Roberto Rillo Bíscaro
Qualquer abuso sexual é indigno, mas o estuprador serial
Roger Abdelmassih é especialmente abjeto, porque se aproveitava da posição de
macho de prestígio e mando para assediar mulheres fragilizadas. Numa sociedade
que eleva a maternidade a níveis quase impossíveis de dedicação e amor, ser
infértil deve ser traumatizante. Assim, decidir-se por fertilização artificial
tem implicações emocionais e financeiras que deixam mulheres especialmente
vulneráveis. E nem falo da literal indefesa causada pela anestesia, que o
ex-médico não se furtava de aproveitar.
O roteiro da ótima Assédio, minissérie que a Globoplay
adicionou a seu catálogo, há alguns meses, é livremente inspirado no infame
caso do Doutor Vida, que infelizmente, ora se repete com renomado médium, outro
macho em posição de poder sobre gente desesperada.

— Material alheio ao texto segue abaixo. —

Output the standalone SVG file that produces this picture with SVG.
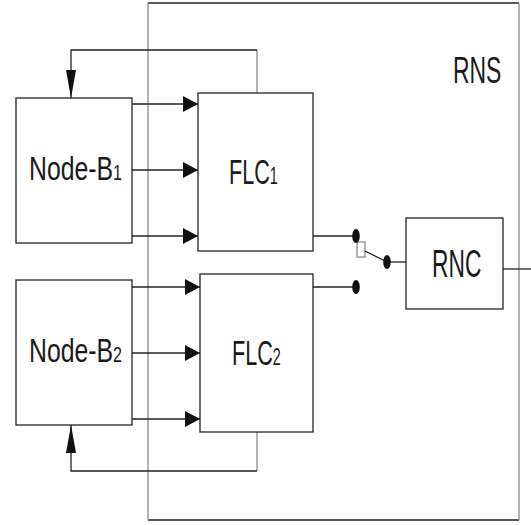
<svg xmlns="http://www.w3.org/2000/svg" width="531" height="525" viewBox="0 0 531 525">
<style>
.box{fill:#fff;stroke:#222;stroke-width:1.3}
.ln{fill:none;stroke:#222;stroke-width:1.3}
.gr{fill:none;stroke:#8a8a8a;stroke-width:1.3}
.t{font-family:"Liberation Sans",Arial,sans-serif;fill:#1a1a1a}
.dot{fill:#111}
</style>
<defs>
<marker id="arr" markerUnits="userSpaceOnUse" markerWidth="15" markerHeight="16" refX="15" refY="8" orient="auto"><path d="M0,0 L15,8 L0,16 z" fill="#111"/></marker>
<marker id="arrT" markerUnits="userSpaceOnUse" markerWidth="28" markerHeight="10" refX="28" refY="5" orient="auto"><path d="M0,0 L28,5 L0,10 z" fill="#111"/></marker>
</defs>
<g id="rns">
<line x1="148" y1="3" x2="519" y2="3" class="ln"/>
<line x1="148" y1="520" x2="519" y2="520" class="ln"/>
<line x1="148" y1="3" x2="148" y2="520" class="gr"/>
<line x1="519" y1="3" x2="519" y2="520" class="gr"/>
<text class="t" font-size="37" transform="translate(453,83) scale(0.62,1)">RNS</text>
</g>
<g id="connectors">
<line x1="132" y1="104" x2="198" y2="104" class="ln" marker-end="url(#arr)"/>
<line x1="132" y1="170" x2="198" y2="170" class="ln" marker-end="url(#arr)"/>
<line x1="132" y1="236" x2="198" y2="236" class="ln" marker-end="url(#arr)"/>
<line x1="132" y1="287" x2="200" y2="287" class="ln" marker-end="url(#arr)"/>
<line x1="132" y1="353" x2="200" y2="353" class="ln" marker-end="url(#arr)"/>
<line x1="132" y1="419" x2="200" y2="419" class="ln" marker-end="url(#arr)"/>
<line x1="257" y1="93" x2="257" y2="50" class="gr"/>
<polyline points="257,50 71,50 71,98" class="ln" marker-end="url(#arrT)"/>
<line x1="257" y1="432" x2="257" y2="471" class="gr"/>
<polyline points="257,471 71,471 71,425" class="ln" marker-end="url(#arrT)"/>
<line x1="313" y1="236" x2="356" y2="236" class="ln"/>
<line x1="313" y1="287" x2="356" y2="287" class="ln"/>
<rect x="357" y="242" width="8" height="15" class="gr" fill="#fff"/>
<line x1="365" y1="251" x2="387" y2="262" class="ln"/>
<line x1="387" y1="262" x2="406" y2="262" class="ln"/>
<line x1="503" y1="269" x2="531" y2="269" class="ln"/>
<ellipse cx="356" cy="236" rx="3.8" ry="7" class="dot"/>
<ellipse cx="356" cy="287" rx="3.8" ry="7" class="dot"/>
<ellipse cx="387" cy="262" rx="3.8" ry="7" class="dot"/>
</g>
<g id="nodeb1">
<rect x="16" y="98" width="116" height="145" class="box"/>
<text class="t" font-size="34" transform="translate(29,180) scale(0.73,1)">Node-B<tspan font-size="22">1</tspan></text>
</g>
<g id="nodeb2">
<rect x="16" y="280" width="116" height="145" class="box"/>
<text class="t" font-size="34" transform="translate(29,362) scale(0.73,1)">Node-B<tspan font-size="22">2</tspan></text>
</g>
<g id="flc1">
<rect x="198" y="93" width="115" height="158" class="box"/>
<text class="t" font-size="36" transform="translate(229,184) scale(0.6,1)">FLC<tspan font-size="24">1</tspan></text>
</g>
<g id="flc2">
<rect x="200" y="274" width="113" height="158" class="box"/>
<text class="t" font-size="36" transform="translate(232,365) scale(0.6,1)">FLC<tspan font-size="24">2</tspan></text>
</g>
<g id="rnc">
<rect x="406" y="218" width="97" height="91" class="box"/>
<text class="t" font-size="38" transform="translate(432,277) scale(0.6,1)">RNC</text>
</g>
</svg>
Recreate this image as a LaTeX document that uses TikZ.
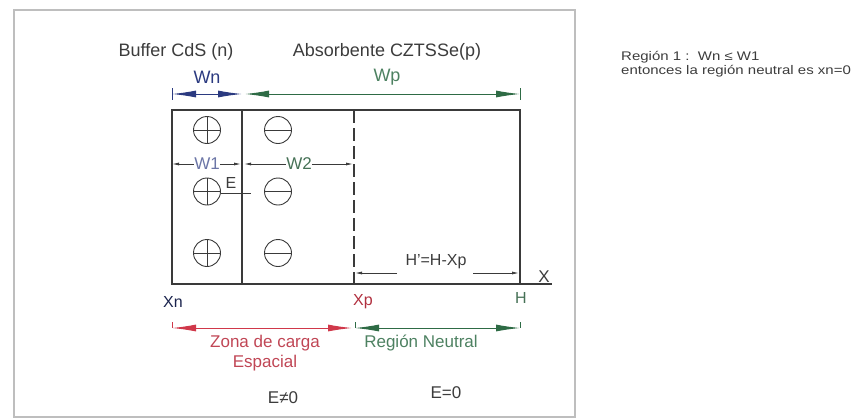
\documentclass[tikz,border=0pt]{standalone}
\usepackage{fontspec}
\setmainfont{Liberation Sans}
\usetikzlibrary{positioning, arrows.meta}
\definecolor{textc}{HTML}{3C3C3C}
\definecolor{linec}{HTML}{3A3A3A}
\definecolor{framec}{HTML}{BEBEBE}
\definecolor{navyc}{HTML}{2B3A80}
\definecolor{greenc}{HTML}{2E6B45}
\definecolor{redc}{HTML}{D0384A}
\tikzset{
    >={Latex[length=24pt,width=7pt]}, % long slim heads for the width arrows
    lbl/.style={text=textc, inner sep=0pt, font=\fontsize{18}{20}\selectfont}, % plain labels
    boxline/.style={linec, line width=1.3pt}, % outline of the cell
    dimarrow/.style={linec, line width=0.8pt, -{Latex[length=7pt,width=3pt]}}, % small dimension arrows
    tickmark/.style={line width=0.8pt}, % end ticks of the width arrows
}
\begin{document}
\begin{tikzpicture}[
                    x=1pt, y=-1pt,
                    ion/.style={circle, draw=linec, line width=0.9pt, minimum size=27pt, inner sep=0pt},
                    plusion/.style={ion, path picture={\draw[linec, line width=0.9pt]
                        (path picture bounding box.north) -- (path picture bounding box.south)
                        (path picture bounding box.west) -- (path picture bounding box.east);}},
                    minusion/.style={ion, path picture={\draw[linec, line width=0.9pt]
                        (path picture bounding box.west) -- (path picture bounding box.east);}},
                    node distance=61.5pt,
                ]
    \useasboundingbox (0,0) rectangle (860,418);
    \draw[framec, line width=1.5pt] (14,10) rectangle (575,417);

    % the cell
    \coordinate (nw) at (172,110);
    \coordinate (se) at (520,284);
    \coordinate (jt) at (242,110);
    \coordinate (jb) at (242,284);
    \coordinate (dt) at (354,110);
    \coordinate (db) at (354,284);
    \coordinate (xend) at (552,284);
    \draw[boxline] (nw) rectangle (se);
    \draw[boxline] (jt) -- (jb);
    \draw[boxline, dash pattern=on 13pt off 5pt] (dt) -- (db);
    \draw[boxline] (se) -- (xend);

    % fixed charges
    \node[plusion] (p1) at (207,130) {};
    \node[plusion, below of=p1] (p2) {};
    \node[plusion, below of=p2] (p3) {};
    \node[minusion, right of=p1, node distance=71pt] (m1) {};
    \node[minusion, right of=p2, node distance=71pt] (m2) {};
    \node[minusion, right of=p3, node distance=71pt] (m3) {};

    % titles
    \node[lbl] (buf) at (176,52) {Buffer CdS (n)};
    \node[lbl] (abs) at (387,52) {Absorbente CZTSSe(p)};
    \node[lbl, text=navyc] (wn) at (207,77) {Wn};
    \node[lbl, text=greenc!85!white] (wp) at (387,77) {Wp};

    % widths on top
    \coordinate (wa) at (172,94);
    \coordinate (wb) at (242,94);
    \coordinate (wc) at (245,94);
    \coordinate (wd) at (520,94);
    \draw[navyc, line width=1pt, <->] (wa) -- (wb);
    \draw[greenc, line width=1pt, <->] (wc) -- (wd);
    \draw[tickmark, navyc] (wa) ++(0,-6) -- ++(0,12);
    \draw[tickmark, greenc] (wd) ++(0,-6) -- ++(0,12);

    % W1 and W2
    \node[lbl, text=navyc!70!white, font=\fontsize{17}{19}\selectfont] (w1) at (207,164) {W1};
    \node[lbl, text=greenc!70!gray, font=\fontsize{17}{19}\selectfont] (w2) at (299,164) {W2};
    \coordinate (w1l) at (172,164);
    \coordinate (w1r) at (241,164);
    \coordinate (w2l) at (244,164);
    \coordinate (w2r) at (353,164);
    \draw[dimarrow] (w1.west) -- (w1l);
    \draw[dimarrow] (w1.east) -- (w1r);
    \draw[dimarrow] (w2.west) -- (w2l);
    \draw[dimarrow] (w2.east) -- (w2r);

    % field
    \node[lbl, font=\fontsize{16}{18}\selectfont] (efield) at (231,183) {E};
    \coordinate (eend) at (251,193);
    \draw[linec, line width=0.9pt] (p2.east |- eend) -- (eend);

    % neutral length
    \node[lbl, font=\fontsize{16}{18}\selectfont] (hp) at (436,262) {H'=H-Xp};
    \coordinate (hl) at (355,273);
    \coordinate (hr) at (519,273);
    \coordinate (hm1) at (397,273);
    \coordinate (hm2) at (473,273);
    \draw[dimarrow] (hm1) -- (hl);
    \draw[dimarrow] (hm2) -- (hr);
    \node[lbl, font=\fontsize{17}{19}\selectfont] (xax) at (544,277) {X};

    % positions
    \node[lbl, text=navyc!60!black, font=\fontsize{16}{18}\selectfont] (xn) at (173,302) {Xn};
    \node[lbl, text=redc!85!black, font=\fontsize{16}{18}\selectfont] (xp) at (363,302) {Xp};
    \node[lbl, text=greenc!70!gray, font=\fontsize{16}{18}\selectfont] (hh) at (521,298) {H};

    % regions below
    \coordinate (ra) at (172,328);
    \coordinate (rb) at (352,328);
    \coordinate (rc) at (355,328);
    \coordinate (rd) at (520,328);
    \draw[redc, line width=1pt, <->] (ra) -- (rb);
    \draw[greenc, line width=1pt, <->] (rc) -- (rd);
    \draw[tickmark, redc] (ra) ++(0,-6) -- ++(0,6);
    \draw[tickmark, greenc] (rc) ++(0,-6) -- ++(0,6);
    \draw[tickmark, greenc] (rd) ++(0,-6) -- ++(0,6);
    \node[lbl, text=redc!80!gray, align=center, font=\fontsize{17}{20}\selectfont] (zona) at (265,353) {Zona de carga\\Espacial};
    \node[lbl, text=greenc!85!white, font=\fontsize{17}{19}\selectfont] (neut) at (421,343) {Región Neutral};
    \node[lbl, font=\fontsize{17}{19}\selectfont] (eno) at (283,398) {E≠0};
    \node[lbl, font=\fontsize{17}{19}\selectfont] (ezero) at (446,393) {E=0};

    % note on the right
    \node[lbl, anchor=north west, align=left, font=\fontsize{12.5}{14.5}\selectfont\addfontfeature{FakeStretch=1.2}] (reg) at (621,51)
        {Región 1 :\ \ Wn ≤ W1\\entonces la región neutral es xn=0};
\end{tikzpicture}
\end{document}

Os dez capítulos oferecem repulsiva pintura íntima de
Roger Sadala e de algumas das mulheres assediadas. Repulsiva não deve ser
entendido como de baixa qualidade, pelo contrário, Assédio está entre as coisas
mais poderosas que vi em 2018 e o pra mim tão simpático Antônio Calloni
conseguiu me fazer ter nojo dele, ou melhor, da personagem. O mérito não é
apenas seu, todo mundo está ótimo, com destaque também pra destruída Stella, de
Adriana Esteves.
Assédio é filmada em tons sombrios, com música austera;
não é fácil, rápida e divertida de assistir. Amora Mautner, Joana Jabace, Guto
Arruda Botelho e equipe não espetacularizaram a miséria de tanta gente. A
história de ascensão e queda de Roger é contada de forma temporalmente
fragmentada, intercalada com depoimentos das vítimas ficcionais, num trabalho
de montagem que, além de competente, empresta caráter quase de docudrama à
produção.
Assim que o escândalo eclode, na metade da mini, a narrativa
se acelera. É como se a forma acompanhasse a trama, porque, embora saibamos o
desfecho do Roger real (“preso” numa casa diversas vezes maior que a minha, de
cidadão “livre”), vivemos diegeticamente o nervosismo das denúncias,
depoimentos, fugas e captura.
Através do relacionamento consigo mesmas e com suas
famílias, percebemos algumas das sequelas menos aparentes da brutalidade a que
as mulheres foram submetidas. O medo do opróbrio social; a incerteza da
paternidade; os sutis, mas não menos dolorosos, atos falhos de maridos e
familiares, que demonstram como a culpabilização muito frequentemente recai na
própria agredida. E, paralelamente, mergulhamos cada vez mais na doentia psiquê
do médico, que se crê imbuído de poder divino, numa perigosa mistura de
pseudo-fé religiosa, falsa ciência e, claro, misoginia abissal.
Assédio é doído e
necessário atestado de que o Brasil também está sintonizado com a tão
(de)cantada Idade de Ouro da televisão.